Po nocnej bożonarodzeniowej liturgii we wtorek w Petersburgu prezydent Rosji Władimir Putin niespodziewanie udał się prosto do Damaszku. Gdy cały świat oczekiwał na wybuch wielkiej wojny na Bliskim Wschodzie, gospodarz Kremla – jak wynika ze zdjęć rosyjskich agencji prasowych – uśmiechnięty ściskał dłoń Baszara al-Asada w siedzibie rosyjskiego dowództwa w Syrii.
Syryjski przywódca łamanym rosyjskim dziękował Putinowi za wsparcie. W końcu bez obecności rosyjskich bombowców jego rządy skończyłyby się prawdopodobnie jeszcze w 2015 roku. Razem odwiedzili później największy w mieście meczet Umajjadów. Następnie rosyjski przywódca już sam udał się do cerkwi Świętej Matki Boskiej i porozmawiał tam z patriarchą antiocheńskim, który popiera Rosyjską Cerkiew Prawosławną w sporze z Konstantynopolem dotyczącym Cerkwi ukraińskiej. Na koniec syryjskiej podróży Kreml wydał komunikat, w którym nie było ani słowa o irańsko-amerykańskim konflikcie, a przecież Sulejmani był uważany za jednego z głównych sojuszników Moskwy na Bliskim Wschodzie.
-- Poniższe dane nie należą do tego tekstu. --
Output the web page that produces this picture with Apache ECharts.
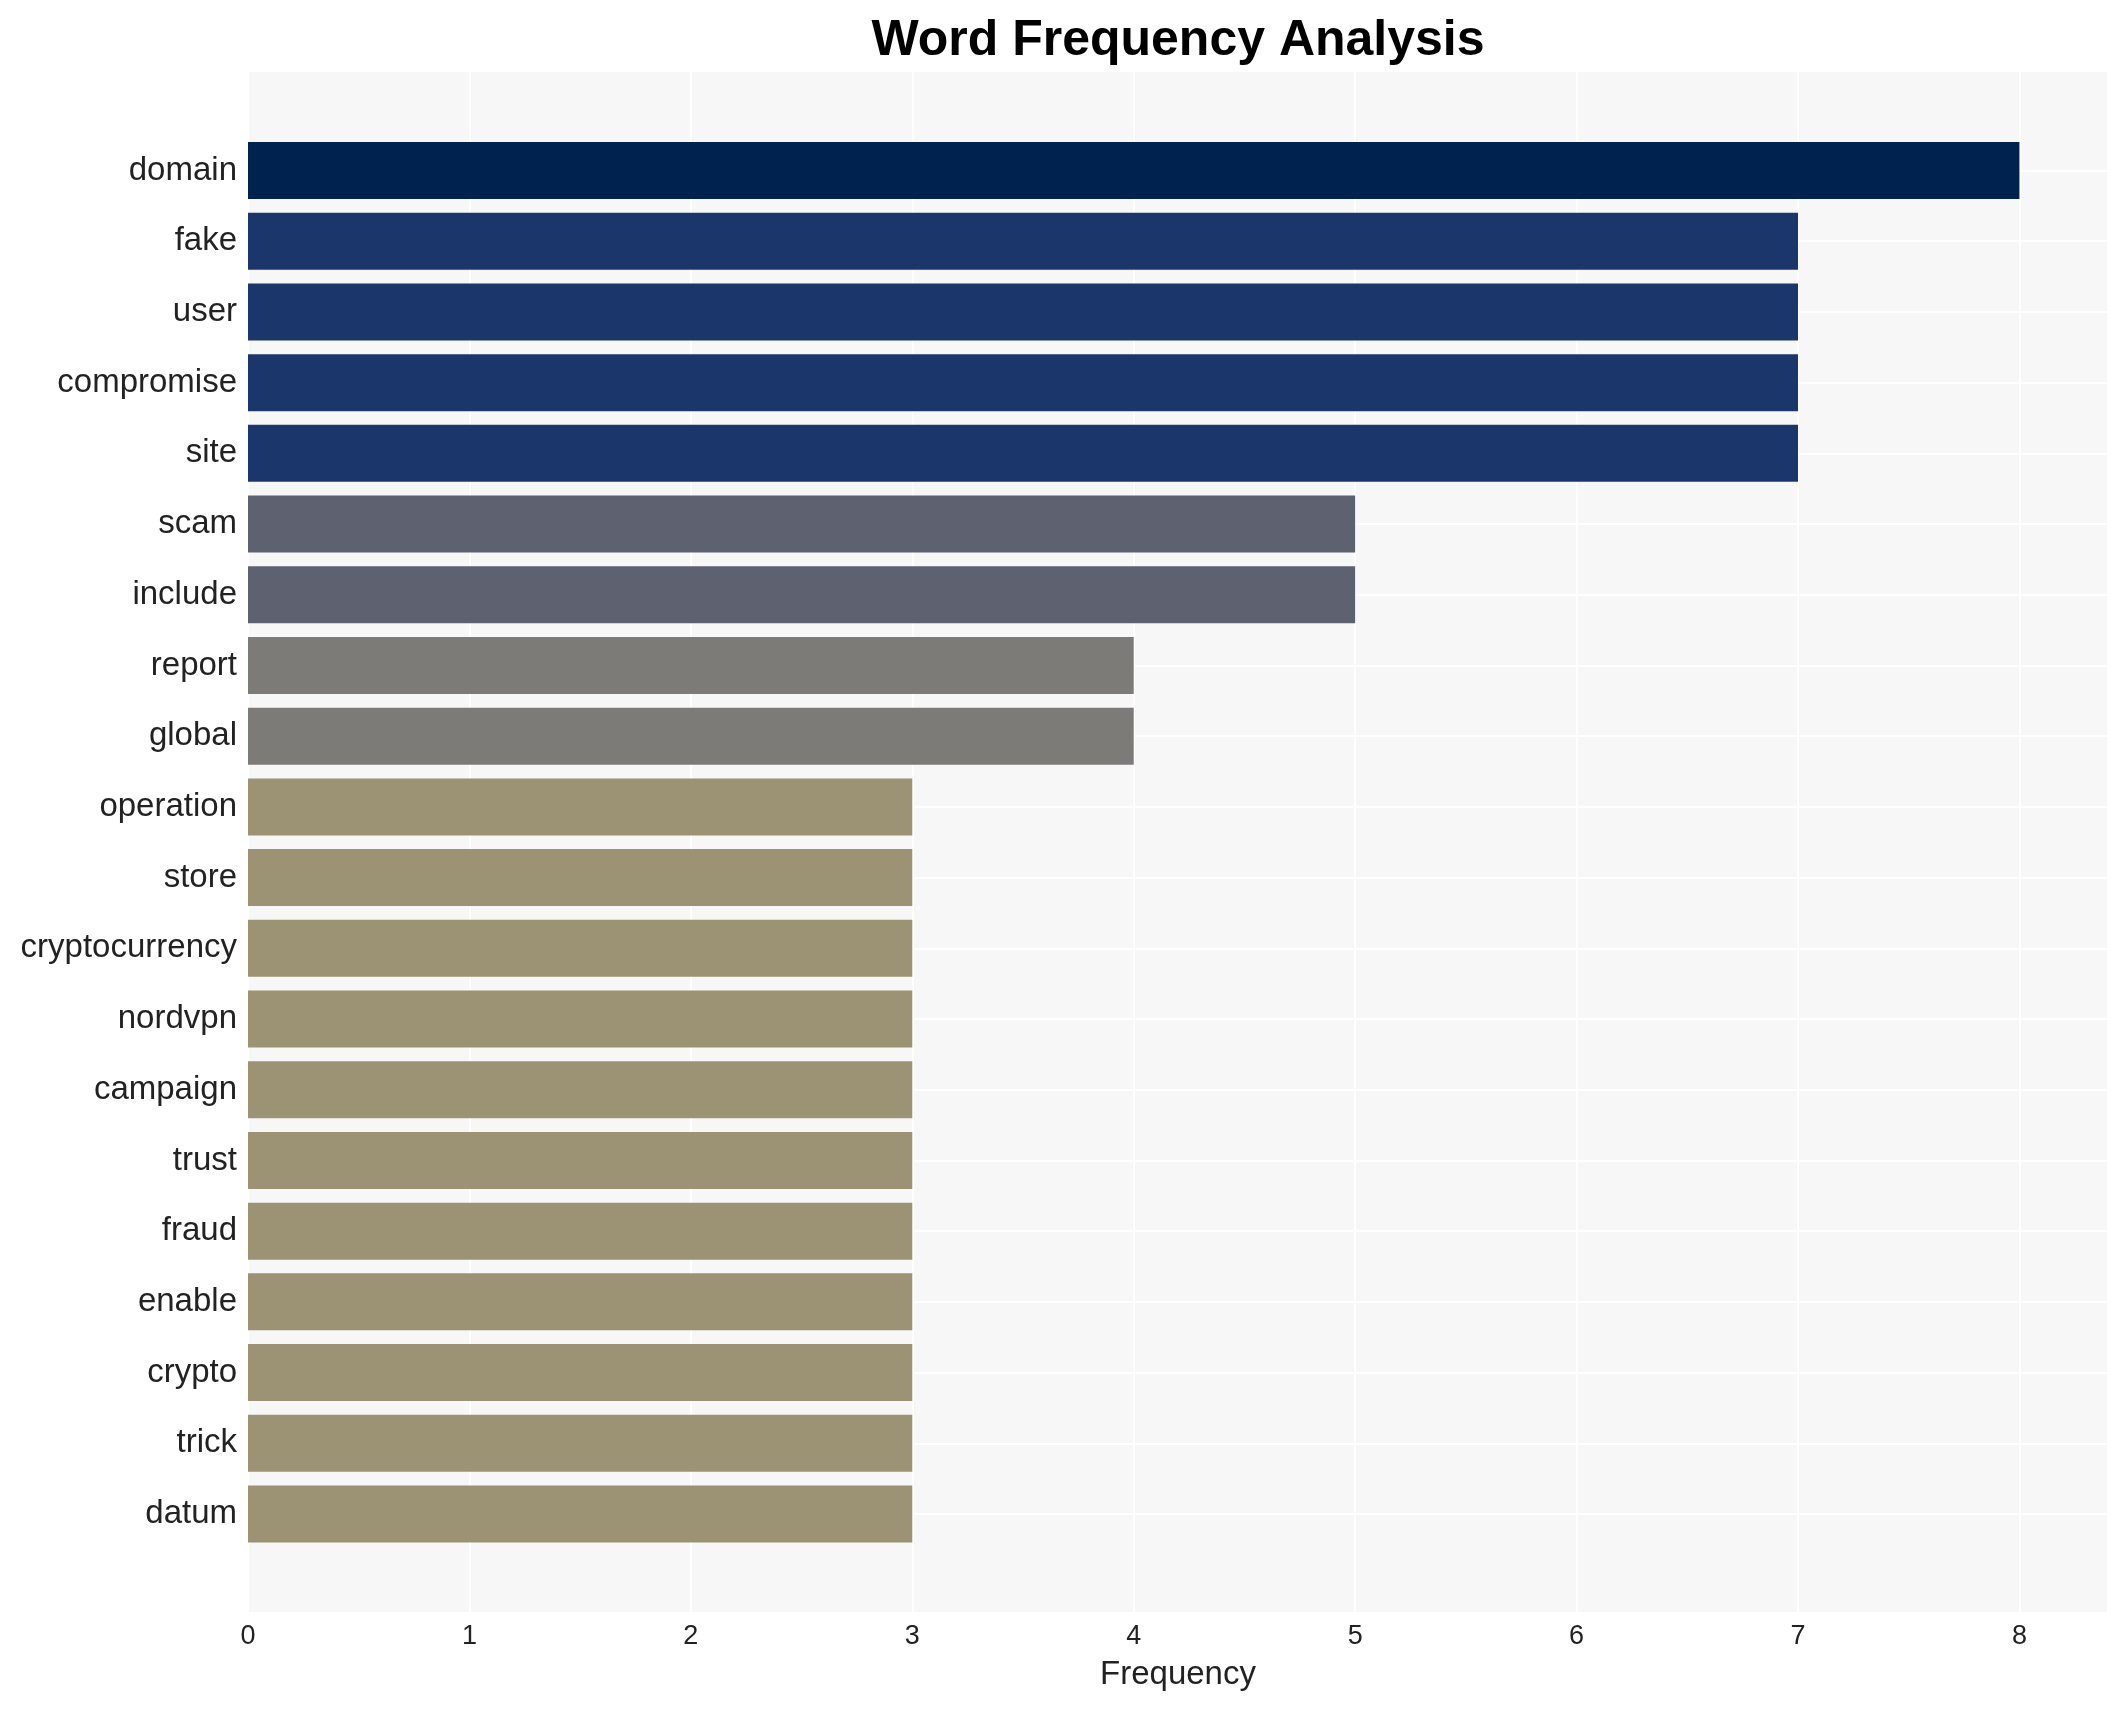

Dotychczas zresztą Putin nie zabrał głosu w tej sprawie. Część rosyjskich analityków uważa nawet, że zabity przez Amerykanów irański generał osobiście przekonał rosyjskiego prezydenta do rozpoczęcia operacji w Syrii.
– W Rosji wszystko sprowadza się do krytyki wobec Trumpa, a o tym, kim był Sulejmani, w ogóle nikt nie wspomina. Co może Rosja w tej sprawie? Niewiele. Władze w Moskwie wybrały więc prawidłową strategię, która polega na wstrzymaniu i nieangażowaniu się w tę niejasną sprawę – powiedział „Rzeczpospolitej" Aleksiej Małaszenko, rosyjski ekspert ds. Bliskiego Wschodu.
Z Syrii Władimir Putin udał się bezpośrednio do Stambułu, gdzie w środę symbolicznie odkręcił kurek gazociągu Turecki Potok 2 (Turkish Stream), którym rosyjski gaz płynie już do Bułgarii, a także do Serbii oraz na Węgry. To odgałęzienie gazociągu Turecki Potok, który połączył Rosję z Turcją przez Morze Czarne. Kilka dni temu prezes bułgarskiej spółki Bulgartransgaz Władimir Malinow poinformował, że rosyjski gaz z Tureckiego Potoku już odbierają Grecja i Macedonia Północna. Tymczasem w uroczystościach otwarcia gazociągu w Stambule oprócz Putina i Erdogana uczestniczyli prezydent Serbii Aleksandar Vučić, premier Bułgarii Bojko Borisow i przedstawiciele „innych krajów", których nazwisk w oficjalnych komunikatach rosyjskich nie wymieniono.
Tymczasem całkowicie wstrzymano już dostawy rosyjskiego gazu na Bałkany przez Gazociąg Transbałkański, który biegnie z Rosji poprzez Ukrainę, Mołdawię i Rumunię. Moskwa liczy, że poprzez Turcję gaz popłynie w najbliższym czasie również do Włoch.